Another way to think about this is that there are many different sorts of reasons why someone could wind up "in the weeds", as well as different evaluations (perhaps by different people) of the costs and benefits of being there. These distinctions start out as inevitable parts of the story we can make up for ourselves around the concept "in the weeds" -- but as some particular patterns of use become common, certain sets of story lines congeal into "senses".

[Update: Grant Barrett's Double-Tongued Word Wrester Dictionary has an entry for "weeded", with citations from 1995. One of Grant's citations suggests a swimming metaphor: "As in 'in the weeds' like you're 'swimming' (another useful bit of nomeclature for the same thing) in a lake, and being tangled in seaweed."

Grant himself suggests (by email) that golf is another source for the expression "in the weeds", which makes sense.]

[And Jonathan Lundell writes that "My first recollection of the phrase "in the weeds" is in connection with sports car racing, as term for going off-course".]

[Chris Brew contributed a similar-but-different herbage idiom from across the pond:

Joshua Micah Marshall's weeds phrase somewhat resembles "kicked into the long grass", which is an "inside the M25" phrase for placing a ticklish issue on one side by sending it to some glacially slow committee.

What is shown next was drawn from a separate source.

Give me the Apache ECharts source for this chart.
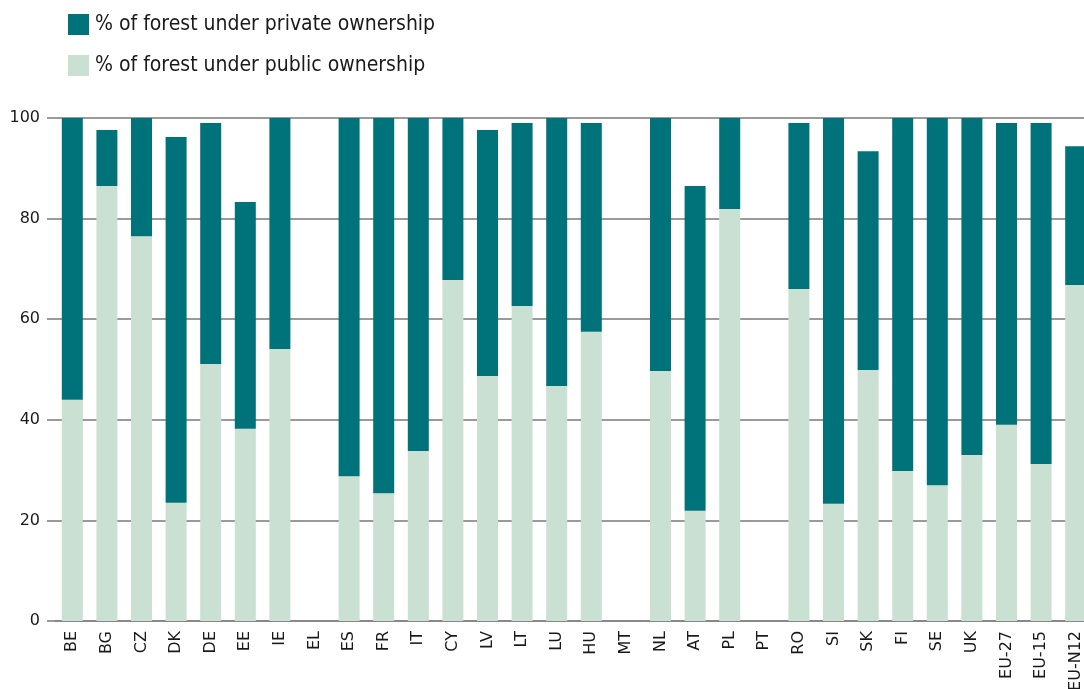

The metaphor must be something to do with soccer, but I'm not totally clear on how that works. Unless the grass is very long, I doubt whether the ball would be as lost as typical usages imply. You'ld just go and find, it not wait ten years and never get back to it.

Chris also sent a link to an article in The Times ("The long grass") whose punning headline seems to use this idiom to the subvert the author's meaning, which was to call sincerely for "a truly comprehensive review of cannabis policy". On the other hand, the last paragraph does start by observing that "Mr Clarke has kicked this controversy into the long grass. The review he has commissioned will not even start until almost a month after polling day." ]

[Rich Alderson explains that

Chris Brew's idiom "kick it into the long grass" is golf-derived, essentially describing a form of cheating: A player whose ball lands in the rough so as to be unplayable without adding multiple strokes to the hole can cheat by kicking the ball out-of-bounds into the really long grass and take a one-stroke penalty for a lost ball.

The metaphor here would be that the ticklish issue gets lost, and we play with a different issue altogether (the new ball).